The first winter Henry Fansler and his family spent in Canaan Valley the snow got nine feet deep and the temperature forty degrees below zero. Then there was a short, cold summer in which their crops froze and then another long, hard winter followed. Henry Fansler began to think of the valley, not as the land of Canaan, but as the land of Black Forest snows he had heard his forefathers speak of in their native Germany. He began to scout around for a new home and eventually found it near the mouth of Black Fork River where the town of Hendricks now stands. It is not known just when he moved there but it was early in that century, maybe 1806 or before. Here he purchased 170 acres from Isaac Booth and 100 acres from Noah Hayden.
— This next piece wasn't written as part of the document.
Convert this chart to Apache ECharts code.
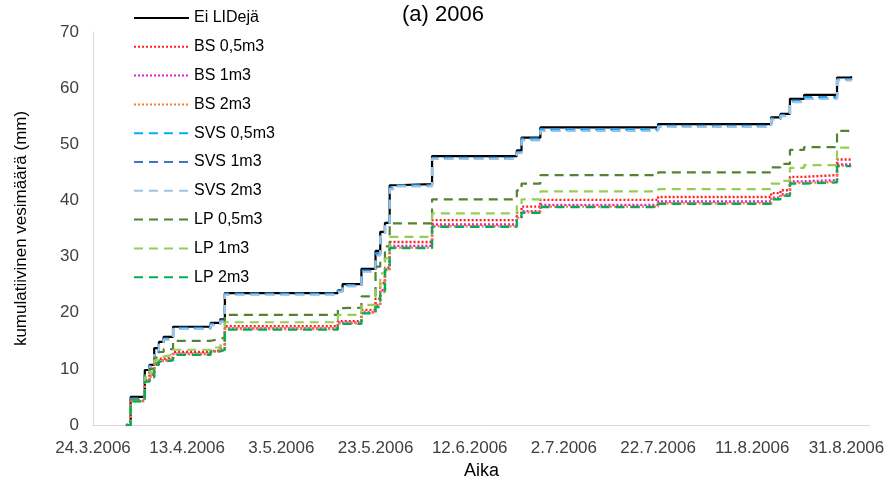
<!DOCTYPE html>
<html>
<head>
<meta charset="utf-8">
<script src="https://cdn.jsdelivr.net/npm/echarts@6/dist/echarts.min.js"></script>
<style>html,body{margin:0;padding:0;background:#fff}#c{width:888px;height:478px}</style>
</head>
<body>
<div id="c"></div>
<script>
const startDate = '2006-03-24';
const endDate = '2006-09-05';
const dates = ['2006-03-31','2006-04-01','2006-04-04','2006-04-05','2006-04-06','2006-04-07','2006-04-08','2006-04-10','2006-04-18','2006-04-20','2006-04-21','2006-05-15','2006-05-16','2006-05-20','2006-05-23','2006-05-24','2006-05-25','2006-05-26','2006-05-27','2006-06-04','2006-06-22','2006-06-23','2006-06-27','2006-07-22','2006-08-15','2006-08-17','2006-08-19','2006-08-22','2006-08-29','2006-09-01'];
const eiLIDeja = [0,5.0,9.8,10.7,13.7,14.8,15.7,17.5,18.2,18.8,23.5,24.0,25.1,27.8,31.0,34.4,36.0,42.7,42.9,47.9,48.9,51.2,53.0,53.6,54.8,55.4,58.1,58.8,61.9,62.1];
const bs05 = [0,4.3,8.0,9.0,11.0,11.8,12.0,13.0,13.3,13.7,17.6,18.5,18.5,20.5,22.5,25.3,28.0,32.6,32.6,36.5,37.8,38.9,40.1,40.6,41.3,41.8,44.2,44.5,47.3,47.3];
const bs1 = [0,4.3,7.9,8.7,10.9,11.5,11.7,12.7,13.2,13.5,17.2,18.2,18.2,20.1,21.4,24.0,27.8,31.9,31.9,35.7,37.1,38.1,39.2,39.8,40.5,41.1,43.4,43.6,46.4,46.4];
const bs2 = [0,4.2,7.8,8.6,10.8,11.4,11.6,12.6,13.1,13.4,17.1,18.1,18.1,20.0,21.2,23.7,27.7,31.6,31.6,35.4,36.9,37.9,38.9,39.5,40.3,40.9,43.1,43.3,46.2,46.2];
const svs05 = [0,4.7,9.3,10.5,13.1,14.5,15.4,17.3,18.0,18.6,23.4,23.9,24.9,27.5,30.6,33.9,35.7,42.3,42.7,47.6,48.6,51.0,52.7,53.3,54.6,55.2,57.8,58.4,61.6,61.8];
const svs1 = [0,4.6,9.1,10.4,12.9,14.4,15.3,17.2,17.9,18.5,23.3,23.8,24.8,27.4,30.4,33.7,35.5,42.1,42.6,47.5,48.5,50.8,52.5,53.2,54.5,55.1,57.6,58.2,61.5,61.7];
const svs2 = [0,4.5,9.0,10.3,12.8,14.3,15.2,17.1,17.8,18.4,23.2,23.7,24.7,27.3,30.2,33.5,35.4,42.0,42.5,47.4,48.4,50.7,52.4,53.1,54.4,55.0,57.5,58.1,61.4,61.6];
const lp05 = [0,4.5,9.0,10.0,12.0,13.0,13.5,15.0,15.3,15.6,19.6,20.8,20.9,22.9,28.2,29.5,31.8,35.9,35.9,40.2,41.8,43.0,44.5,45.0,45.9,46.5,49.0,49.5,52.4,52.4];
const lp1 = [0,4.3,8.5,9.5,11.5,12.2,12.5,13.4,13.8,14.2,18.3,19.6,19.6,21.4,24.5,27.0,29.7,33.5,33.5,37.7,39.0,40.2,41.6,42.0,43.0,43.5,45.8,46.3,49.4,49.4];
const lp2 = [0,4.2,7.7,8.5,10.7,11.3,11.5,12.5,13.1,13.4,17.0,18.0,18.0,19.9,21.0,23.5,27.6,31.5,31.5,35.3,36.8,37.8,38.8,39.4,40.2,40.8,43.0,43.2,46.1,46.1];
const seriesNames = ['Ei LIDejä','BS 0,5m3','BS 1m3','BS 2m3','SVS 0,5m3','SVS 1m3','SVS 2m3','LP 0,5m3','LP 1m3','LP 2m3'];
const seriesValues = [eiLIDeja,bs05,bs1,bs2,svs05,svs1,svs2,lp05,lp1,lp2];
const yTicks = [0,10,20,30,40,50,60,70];

const DAY = 86400000;
const t0 = Date.parse(startDate + 'T00:00:00Z');
const toDay = s => Math.round((Date.parse(s + 'T00:00:00Z') - t0) / DAY);
const fmt = d => { const dt = new Date(t0 + d * DAY); return dt.getUTCDate() + '.' + (dt.getUTCMonth() + 1) + '.' + dt.getUTCFullYear(); };

const styles = [
  {color:'#000000', width:2.2, type:'solid'},
  {color:'#FF2020', width:2.4, type:[2,2]},
  {color:'#E020D0', width:2.4, type:[2,2]},
  {color:'#F08030', width:2.4, type:[2,2]},
  {color:'#00B0F0', width:2.2, type:[9,6]},
  {color:'#4472C4', width:2.2, type:[9,6]},
  {color:'#9DC3E6', width:2.2, type:[9,6]},
  {color:'#548235', width:2.2, type:[9,6]},
  {color:'#92D050', width:2.2, type:[9,6]},
  {color:'#00B050', width:2.2, type:[9,6]}
];

const chart = echarts.init(document.getElementById('c'), null, {renderer:'canvas'});
chart.setOption({
  animation: false,
  backgroundColor: '#ffffff',
  title: {
    text: '(a) 2006', left: 402, top: 4, padding: 0,
    textStyle: {fontFamily:'Liberation Sans', fontSize: 22, fontWeight: 'normal', color: '#000'}
  },
  legend: {
    orient: 'vertical', left: 133, top: 10, padding: 0,
    itemWidth: 55, itemHeight: 14, itemGap: 12.8,
    itemStyle: {opacity: 0},
    textStyle: {fontFamily:'Liberation Sans', fontSize: 16, color: '#000'},
    data: seriesNames
  },
  grid: {left: 93, right: 18, top: 32, bottom: 53, containLabel: false, outerBoundsMode: 'none'},
  xAxis: {
    type: 'value', min: 0, max: toDay(endDate), interval: 20,
    name: 'Aika', nameLocation: 'middle', nameGap: 34,
    nameTextStyle: {fontFamily:'Liberation Sans', fontSize: 18, color: '#000'},
    axisLine: {show: true, lineStyle: {color: '#D9D9D9', width: 1}},
    axisTick: {show: false},
    splitLine: {show: false},
    axisLabel: {
      fontFamily:'Liberation Sans', fontSize: 17, color: '#404040', margin: 15,
      showMaxLabel: false,
      formatter: v => (v % 20 === 0 ? fmt(v) : '')
    }
  },
  yAxis: {
    type: 'value', min: yTicks[0], max: yTicks[yTicks.length-1], interval: 10,
    name: 'kumulatiivinen vesimäärä (mm)', nameLocation: 'middle', nameGap: 63,
    nameTextStyle: {fontFamily:'Liberation Sans', fontSize: 17, color: '#000'},
    axisLine: {show: true, lineStyle: {color: '#D9D9D9', width: 1}},
    axisTick: {show: false},
    splitLine: {show: false},
    axisLabel: {fontFamily:'Liberation Sans', fontSize: 17, color: '#404040', margin: 14}
  },
  series: seriesNames.map((n, i) => ({
    name: n, type: 'line', step: 'end', symbol: 'none', showSymbol: false,
    lineStyle: {color: styles[i].color, width: styles[i].width, type: styles[i].type},
    itemStyle: {color: styles[i].color},
    data: dates.map((d, k) => [toDay(d), seriesValues[i][k]])
  }))
});
</script>
</body>
</html>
Hayden and Booth were previously on the land, having acquired it by "tomahawk or settlers rights" or otherwise, and are, in all probability, the very first settlers of the present town of Hendricks.
Henry Fansler built two log homes on his land near Hendricks. The first was up the river about a mile, near Limerock. He later abandoned this one and it eventually fell to ruin and only a pile of rocks from the old foundations remain. The other house was built about 1815, a half-mile below the location of the first. The property is now owned by Mrs. Inez Fansler Swartz, of Parsons, a great-granddaughter of Henry Fansler. She had the old house torn down in 1958 because it was in such a dilapidated condition it had become a menace to life and limb. Here Henry Fansler lived out his life and here he died on October 12, 1843. He is buried in the Fansler cemetery on the hill above Hendricks. The D.A.R. has marked his grave and this writer recently procured a Government monument to be placed there. Henry Fansler was a tall, broad-shouldered, athletic type of rugged individual, with long, snow-white hair and beard. Besides farming he operated a grist mill that was taken over by his son Andrew, after his death, and by his grandson Adam, after Andrew's death, and operated until destroyed by the great flood of 1888. Henry Fansler was a Lutheran and a member of Rader's Lutheran Church in Timberville, Virginia.
The name Fansler was originally spelled "Pfantzler" and means a planter or tiller of the soil; in other words, just a plain farmer.